Locate all lines in the data below that hold "Write" and show them.
═══ Records to use
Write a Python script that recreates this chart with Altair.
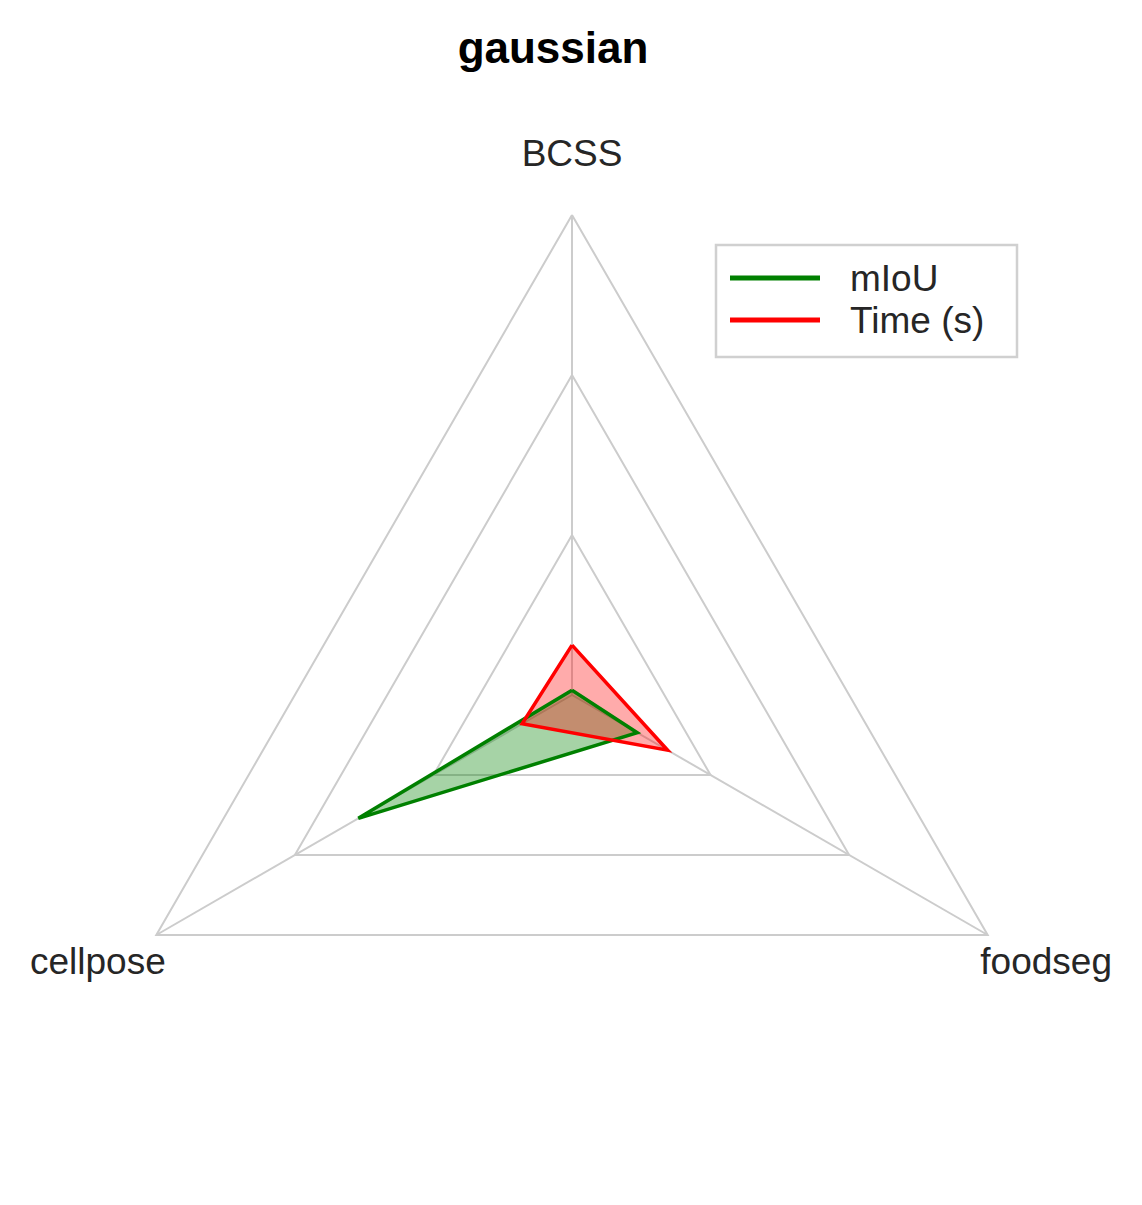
══════
═══ Records to use
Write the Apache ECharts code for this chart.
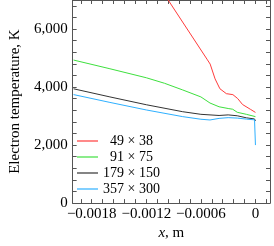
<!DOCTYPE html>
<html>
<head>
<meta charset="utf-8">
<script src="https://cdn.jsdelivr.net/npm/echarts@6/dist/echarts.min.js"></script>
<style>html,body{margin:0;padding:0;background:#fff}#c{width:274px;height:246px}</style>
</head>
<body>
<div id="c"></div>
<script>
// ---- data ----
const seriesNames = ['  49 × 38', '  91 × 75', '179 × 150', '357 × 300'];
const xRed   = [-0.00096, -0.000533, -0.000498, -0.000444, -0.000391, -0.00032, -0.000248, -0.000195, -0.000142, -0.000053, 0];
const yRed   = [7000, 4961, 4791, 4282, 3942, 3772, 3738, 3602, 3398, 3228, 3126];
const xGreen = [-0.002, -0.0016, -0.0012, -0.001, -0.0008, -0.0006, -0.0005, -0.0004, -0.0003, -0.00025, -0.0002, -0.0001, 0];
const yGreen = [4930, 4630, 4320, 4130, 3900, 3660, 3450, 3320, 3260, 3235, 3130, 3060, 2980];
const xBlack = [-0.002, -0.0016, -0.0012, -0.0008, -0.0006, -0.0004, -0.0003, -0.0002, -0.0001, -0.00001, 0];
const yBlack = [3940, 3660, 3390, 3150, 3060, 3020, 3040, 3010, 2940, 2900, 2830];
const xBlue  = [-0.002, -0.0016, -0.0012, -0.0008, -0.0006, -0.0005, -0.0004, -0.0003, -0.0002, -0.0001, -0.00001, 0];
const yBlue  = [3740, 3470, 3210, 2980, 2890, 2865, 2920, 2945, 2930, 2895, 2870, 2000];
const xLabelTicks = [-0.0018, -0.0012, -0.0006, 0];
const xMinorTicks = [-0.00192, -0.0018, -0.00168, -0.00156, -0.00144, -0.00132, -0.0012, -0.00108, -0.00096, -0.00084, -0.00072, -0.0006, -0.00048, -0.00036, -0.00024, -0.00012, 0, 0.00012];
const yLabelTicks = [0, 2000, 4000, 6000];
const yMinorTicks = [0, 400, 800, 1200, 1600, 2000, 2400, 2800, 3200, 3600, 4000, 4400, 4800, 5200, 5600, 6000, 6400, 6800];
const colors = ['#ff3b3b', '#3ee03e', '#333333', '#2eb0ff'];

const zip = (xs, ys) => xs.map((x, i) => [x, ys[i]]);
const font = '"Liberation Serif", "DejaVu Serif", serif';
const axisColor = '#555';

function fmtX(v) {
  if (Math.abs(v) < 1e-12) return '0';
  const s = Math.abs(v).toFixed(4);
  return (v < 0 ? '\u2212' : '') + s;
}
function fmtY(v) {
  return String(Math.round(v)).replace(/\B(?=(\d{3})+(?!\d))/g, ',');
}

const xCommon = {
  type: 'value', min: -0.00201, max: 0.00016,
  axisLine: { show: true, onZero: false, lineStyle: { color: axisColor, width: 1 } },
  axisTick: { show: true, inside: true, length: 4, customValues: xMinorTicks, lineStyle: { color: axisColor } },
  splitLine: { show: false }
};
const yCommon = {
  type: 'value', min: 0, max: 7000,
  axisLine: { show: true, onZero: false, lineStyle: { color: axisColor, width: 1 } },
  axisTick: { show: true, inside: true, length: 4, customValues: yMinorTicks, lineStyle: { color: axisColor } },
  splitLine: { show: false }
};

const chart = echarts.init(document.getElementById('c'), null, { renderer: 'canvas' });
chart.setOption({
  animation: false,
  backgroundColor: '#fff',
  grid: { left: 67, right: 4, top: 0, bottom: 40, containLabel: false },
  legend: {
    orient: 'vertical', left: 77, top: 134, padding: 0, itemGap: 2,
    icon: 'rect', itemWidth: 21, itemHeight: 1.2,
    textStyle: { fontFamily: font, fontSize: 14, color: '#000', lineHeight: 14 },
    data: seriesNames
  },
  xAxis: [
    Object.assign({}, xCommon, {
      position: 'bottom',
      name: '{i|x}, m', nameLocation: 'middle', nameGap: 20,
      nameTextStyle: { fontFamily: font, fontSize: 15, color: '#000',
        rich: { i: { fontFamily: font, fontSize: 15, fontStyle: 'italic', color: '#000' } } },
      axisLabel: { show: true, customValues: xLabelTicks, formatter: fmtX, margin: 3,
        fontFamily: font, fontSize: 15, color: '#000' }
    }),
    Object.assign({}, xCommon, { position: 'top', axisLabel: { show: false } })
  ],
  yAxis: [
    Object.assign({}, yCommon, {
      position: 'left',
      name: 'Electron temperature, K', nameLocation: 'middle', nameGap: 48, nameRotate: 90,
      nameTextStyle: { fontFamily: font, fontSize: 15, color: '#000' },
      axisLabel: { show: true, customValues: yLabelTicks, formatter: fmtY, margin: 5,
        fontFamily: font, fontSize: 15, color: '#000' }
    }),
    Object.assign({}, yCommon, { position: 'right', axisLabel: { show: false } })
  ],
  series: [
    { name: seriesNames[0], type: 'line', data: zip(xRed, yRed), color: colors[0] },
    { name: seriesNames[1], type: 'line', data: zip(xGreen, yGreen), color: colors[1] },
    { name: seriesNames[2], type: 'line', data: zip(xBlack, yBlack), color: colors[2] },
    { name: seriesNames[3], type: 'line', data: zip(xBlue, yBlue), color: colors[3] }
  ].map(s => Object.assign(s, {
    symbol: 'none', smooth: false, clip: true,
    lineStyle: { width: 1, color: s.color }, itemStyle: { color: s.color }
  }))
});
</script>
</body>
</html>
══════
▶ **Solution to this task**
Write a Python script that recreates this chart with Altair.
Write the Apache ECharts code for this chart.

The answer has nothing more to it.